(Dataset excerpt)
-------

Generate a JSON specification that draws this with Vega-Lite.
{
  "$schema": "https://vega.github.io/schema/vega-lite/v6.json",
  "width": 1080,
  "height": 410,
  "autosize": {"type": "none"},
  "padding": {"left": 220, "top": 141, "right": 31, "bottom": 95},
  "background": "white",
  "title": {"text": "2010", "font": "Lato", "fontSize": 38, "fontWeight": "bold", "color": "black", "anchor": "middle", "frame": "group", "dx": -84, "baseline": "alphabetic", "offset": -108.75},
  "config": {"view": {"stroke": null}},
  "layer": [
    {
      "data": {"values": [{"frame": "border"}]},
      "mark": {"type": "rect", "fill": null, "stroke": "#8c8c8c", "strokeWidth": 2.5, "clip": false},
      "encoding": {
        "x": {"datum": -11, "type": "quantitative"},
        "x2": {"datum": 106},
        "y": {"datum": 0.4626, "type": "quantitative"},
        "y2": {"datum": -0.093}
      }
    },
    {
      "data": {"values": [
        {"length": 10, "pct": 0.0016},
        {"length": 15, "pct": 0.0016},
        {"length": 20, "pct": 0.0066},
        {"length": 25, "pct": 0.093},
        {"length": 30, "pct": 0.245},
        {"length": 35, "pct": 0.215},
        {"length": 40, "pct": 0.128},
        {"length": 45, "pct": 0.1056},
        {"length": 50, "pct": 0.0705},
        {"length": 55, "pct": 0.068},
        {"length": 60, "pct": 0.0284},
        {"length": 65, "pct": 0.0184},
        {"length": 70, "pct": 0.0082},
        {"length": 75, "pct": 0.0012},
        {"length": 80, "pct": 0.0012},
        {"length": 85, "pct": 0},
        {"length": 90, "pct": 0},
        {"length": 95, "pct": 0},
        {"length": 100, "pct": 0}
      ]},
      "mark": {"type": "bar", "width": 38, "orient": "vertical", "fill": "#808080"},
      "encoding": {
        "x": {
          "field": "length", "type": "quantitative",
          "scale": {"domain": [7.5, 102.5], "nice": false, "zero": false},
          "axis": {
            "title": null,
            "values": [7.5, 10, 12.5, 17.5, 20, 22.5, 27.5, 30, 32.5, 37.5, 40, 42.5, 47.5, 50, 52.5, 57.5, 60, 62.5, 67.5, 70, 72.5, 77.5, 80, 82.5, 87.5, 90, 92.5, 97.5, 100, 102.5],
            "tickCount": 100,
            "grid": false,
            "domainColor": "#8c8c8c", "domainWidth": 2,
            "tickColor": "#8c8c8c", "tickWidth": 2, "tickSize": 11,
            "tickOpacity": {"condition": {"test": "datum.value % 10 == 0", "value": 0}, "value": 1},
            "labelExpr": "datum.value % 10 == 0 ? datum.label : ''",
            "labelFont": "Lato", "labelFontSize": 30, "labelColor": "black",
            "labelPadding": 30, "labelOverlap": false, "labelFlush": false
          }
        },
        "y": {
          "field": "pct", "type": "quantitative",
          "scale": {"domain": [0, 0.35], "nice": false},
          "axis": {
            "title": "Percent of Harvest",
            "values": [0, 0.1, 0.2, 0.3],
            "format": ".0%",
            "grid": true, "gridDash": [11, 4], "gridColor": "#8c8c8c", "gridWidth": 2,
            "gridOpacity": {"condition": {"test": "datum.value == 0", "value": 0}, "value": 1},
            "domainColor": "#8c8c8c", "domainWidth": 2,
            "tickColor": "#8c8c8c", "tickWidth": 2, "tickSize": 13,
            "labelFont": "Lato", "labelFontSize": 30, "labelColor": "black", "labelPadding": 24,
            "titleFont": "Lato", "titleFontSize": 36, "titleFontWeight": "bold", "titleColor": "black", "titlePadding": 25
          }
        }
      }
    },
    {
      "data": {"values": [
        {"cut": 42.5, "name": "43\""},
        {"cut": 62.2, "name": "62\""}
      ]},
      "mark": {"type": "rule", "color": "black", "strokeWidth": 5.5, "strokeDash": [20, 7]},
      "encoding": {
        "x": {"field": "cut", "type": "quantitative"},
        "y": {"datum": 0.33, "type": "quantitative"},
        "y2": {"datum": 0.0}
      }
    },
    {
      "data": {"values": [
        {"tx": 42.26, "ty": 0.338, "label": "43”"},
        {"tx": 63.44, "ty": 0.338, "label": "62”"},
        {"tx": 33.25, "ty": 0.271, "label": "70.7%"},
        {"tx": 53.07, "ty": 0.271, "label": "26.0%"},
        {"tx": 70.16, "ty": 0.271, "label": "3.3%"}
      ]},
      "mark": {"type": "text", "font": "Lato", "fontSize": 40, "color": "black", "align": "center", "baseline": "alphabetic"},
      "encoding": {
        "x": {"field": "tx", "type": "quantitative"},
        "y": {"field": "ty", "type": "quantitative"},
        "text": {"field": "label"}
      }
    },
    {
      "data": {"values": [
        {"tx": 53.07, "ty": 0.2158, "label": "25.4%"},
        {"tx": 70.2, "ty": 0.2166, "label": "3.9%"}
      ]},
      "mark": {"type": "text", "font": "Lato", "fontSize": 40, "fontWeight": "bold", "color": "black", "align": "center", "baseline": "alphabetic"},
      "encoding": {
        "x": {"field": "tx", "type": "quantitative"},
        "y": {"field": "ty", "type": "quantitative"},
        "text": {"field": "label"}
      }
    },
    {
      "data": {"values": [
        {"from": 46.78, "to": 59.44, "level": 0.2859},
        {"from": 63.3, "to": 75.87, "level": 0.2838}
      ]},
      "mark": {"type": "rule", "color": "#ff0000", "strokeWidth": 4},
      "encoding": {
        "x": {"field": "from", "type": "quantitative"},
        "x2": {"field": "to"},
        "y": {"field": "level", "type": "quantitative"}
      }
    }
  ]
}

-------

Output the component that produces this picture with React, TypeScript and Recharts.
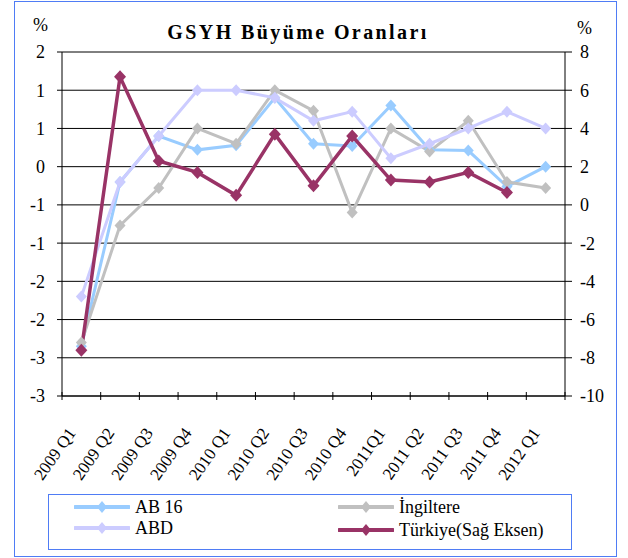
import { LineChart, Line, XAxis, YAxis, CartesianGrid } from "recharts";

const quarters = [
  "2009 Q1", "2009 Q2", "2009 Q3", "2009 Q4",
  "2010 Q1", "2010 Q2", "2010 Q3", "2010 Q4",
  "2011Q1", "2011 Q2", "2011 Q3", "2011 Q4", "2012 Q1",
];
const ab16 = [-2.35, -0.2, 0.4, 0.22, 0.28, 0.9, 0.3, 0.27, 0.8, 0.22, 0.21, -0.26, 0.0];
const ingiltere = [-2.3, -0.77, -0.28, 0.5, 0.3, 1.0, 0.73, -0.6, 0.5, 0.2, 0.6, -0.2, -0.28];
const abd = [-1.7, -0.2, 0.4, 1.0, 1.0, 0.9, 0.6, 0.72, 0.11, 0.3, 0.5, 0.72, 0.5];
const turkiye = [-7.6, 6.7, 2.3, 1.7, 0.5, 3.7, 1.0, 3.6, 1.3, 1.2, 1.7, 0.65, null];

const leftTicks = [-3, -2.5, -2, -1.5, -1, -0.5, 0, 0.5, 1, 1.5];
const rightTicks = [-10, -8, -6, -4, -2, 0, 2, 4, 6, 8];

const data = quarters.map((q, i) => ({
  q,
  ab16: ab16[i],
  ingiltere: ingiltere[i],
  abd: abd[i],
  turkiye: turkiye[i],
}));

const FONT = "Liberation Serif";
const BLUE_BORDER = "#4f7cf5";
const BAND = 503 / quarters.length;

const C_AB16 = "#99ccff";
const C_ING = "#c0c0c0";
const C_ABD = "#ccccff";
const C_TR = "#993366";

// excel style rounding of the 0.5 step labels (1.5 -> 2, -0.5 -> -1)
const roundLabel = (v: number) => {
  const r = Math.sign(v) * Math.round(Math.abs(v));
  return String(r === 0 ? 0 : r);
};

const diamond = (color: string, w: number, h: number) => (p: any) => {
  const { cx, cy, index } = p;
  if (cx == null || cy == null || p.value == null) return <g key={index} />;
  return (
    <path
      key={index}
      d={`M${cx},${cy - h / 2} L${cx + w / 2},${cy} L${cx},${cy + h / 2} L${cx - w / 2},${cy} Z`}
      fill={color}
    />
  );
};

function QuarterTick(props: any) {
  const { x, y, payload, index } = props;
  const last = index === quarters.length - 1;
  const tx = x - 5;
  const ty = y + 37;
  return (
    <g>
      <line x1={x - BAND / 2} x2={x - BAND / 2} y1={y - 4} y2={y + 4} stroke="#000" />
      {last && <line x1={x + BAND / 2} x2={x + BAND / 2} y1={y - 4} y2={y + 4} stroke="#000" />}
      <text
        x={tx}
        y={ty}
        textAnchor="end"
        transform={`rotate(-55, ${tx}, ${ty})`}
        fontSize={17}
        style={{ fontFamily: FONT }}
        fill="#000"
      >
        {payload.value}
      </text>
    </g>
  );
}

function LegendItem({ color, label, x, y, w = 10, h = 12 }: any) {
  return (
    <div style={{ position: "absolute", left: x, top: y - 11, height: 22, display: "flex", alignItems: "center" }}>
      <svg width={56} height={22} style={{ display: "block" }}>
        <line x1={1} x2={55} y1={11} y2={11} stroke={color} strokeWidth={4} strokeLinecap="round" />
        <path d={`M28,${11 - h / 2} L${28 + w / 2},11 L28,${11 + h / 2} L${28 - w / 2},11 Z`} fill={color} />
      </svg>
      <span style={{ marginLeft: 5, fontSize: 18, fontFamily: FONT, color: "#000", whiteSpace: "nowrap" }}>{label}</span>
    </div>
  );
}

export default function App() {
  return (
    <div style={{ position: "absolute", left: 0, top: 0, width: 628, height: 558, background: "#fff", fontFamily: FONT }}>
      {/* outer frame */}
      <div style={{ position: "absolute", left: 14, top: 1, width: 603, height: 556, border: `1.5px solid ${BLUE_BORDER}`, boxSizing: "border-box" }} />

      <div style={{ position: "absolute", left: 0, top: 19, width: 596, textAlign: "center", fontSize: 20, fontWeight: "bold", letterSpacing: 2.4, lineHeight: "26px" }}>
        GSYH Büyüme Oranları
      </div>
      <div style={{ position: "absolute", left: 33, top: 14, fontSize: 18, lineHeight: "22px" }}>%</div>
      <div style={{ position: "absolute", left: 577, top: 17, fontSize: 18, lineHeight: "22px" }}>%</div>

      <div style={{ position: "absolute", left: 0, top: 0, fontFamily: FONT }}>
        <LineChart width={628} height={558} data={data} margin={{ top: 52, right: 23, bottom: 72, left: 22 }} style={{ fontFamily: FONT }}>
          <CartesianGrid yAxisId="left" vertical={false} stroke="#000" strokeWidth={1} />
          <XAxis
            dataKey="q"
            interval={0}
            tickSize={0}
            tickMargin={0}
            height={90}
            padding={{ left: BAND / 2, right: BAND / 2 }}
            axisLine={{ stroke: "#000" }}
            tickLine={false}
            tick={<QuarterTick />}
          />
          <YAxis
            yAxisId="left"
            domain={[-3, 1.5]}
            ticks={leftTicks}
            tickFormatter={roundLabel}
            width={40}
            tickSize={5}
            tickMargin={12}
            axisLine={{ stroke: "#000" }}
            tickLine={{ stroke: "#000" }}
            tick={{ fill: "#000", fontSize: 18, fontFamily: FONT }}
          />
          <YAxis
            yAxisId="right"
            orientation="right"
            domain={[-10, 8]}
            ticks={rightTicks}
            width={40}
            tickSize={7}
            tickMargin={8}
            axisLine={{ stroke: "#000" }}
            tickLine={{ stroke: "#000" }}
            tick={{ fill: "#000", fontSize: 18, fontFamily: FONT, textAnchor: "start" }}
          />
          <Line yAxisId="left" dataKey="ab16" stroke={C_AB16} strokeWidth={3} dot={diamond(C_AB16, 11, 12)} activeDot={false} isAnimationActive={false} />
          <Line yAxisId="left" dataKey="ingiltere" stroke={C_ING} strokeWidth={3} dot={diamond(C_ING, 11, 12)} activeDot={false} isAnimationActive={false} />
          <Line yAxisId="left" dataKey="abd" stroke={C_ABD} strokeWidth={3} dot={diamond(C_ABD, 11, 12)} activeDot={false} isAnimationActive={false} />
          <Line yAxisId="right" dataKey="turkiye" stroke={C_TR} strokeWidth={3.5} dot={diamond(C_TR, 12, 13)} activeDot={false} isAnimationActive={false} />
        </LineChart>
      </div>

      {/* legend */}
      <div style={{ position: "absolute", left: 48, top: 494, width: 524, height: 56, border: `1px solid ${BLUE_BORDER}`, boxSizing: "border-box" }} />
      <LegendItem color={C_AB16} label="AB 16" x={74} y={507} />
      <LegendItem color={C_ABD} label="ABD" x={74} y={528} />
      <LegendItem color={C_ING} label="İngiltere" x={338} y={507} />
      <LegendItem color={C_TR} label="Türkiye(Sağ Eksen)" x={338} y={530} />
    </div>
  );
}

-------

→ **Instructions for the task**
Start with the line that includes "Output the component" and finish with the line that includes "XAxis, YAxis, CartesianGrid": reproduce those lines exactly, nothing before or after, and omit any pictures.

→ **Response for this exercise**
Output the component that produces this picture with React, TypeScript and Recharts.
import { LineChart, Line, XAxis, YAxis, CartesianGrid } from "recharts";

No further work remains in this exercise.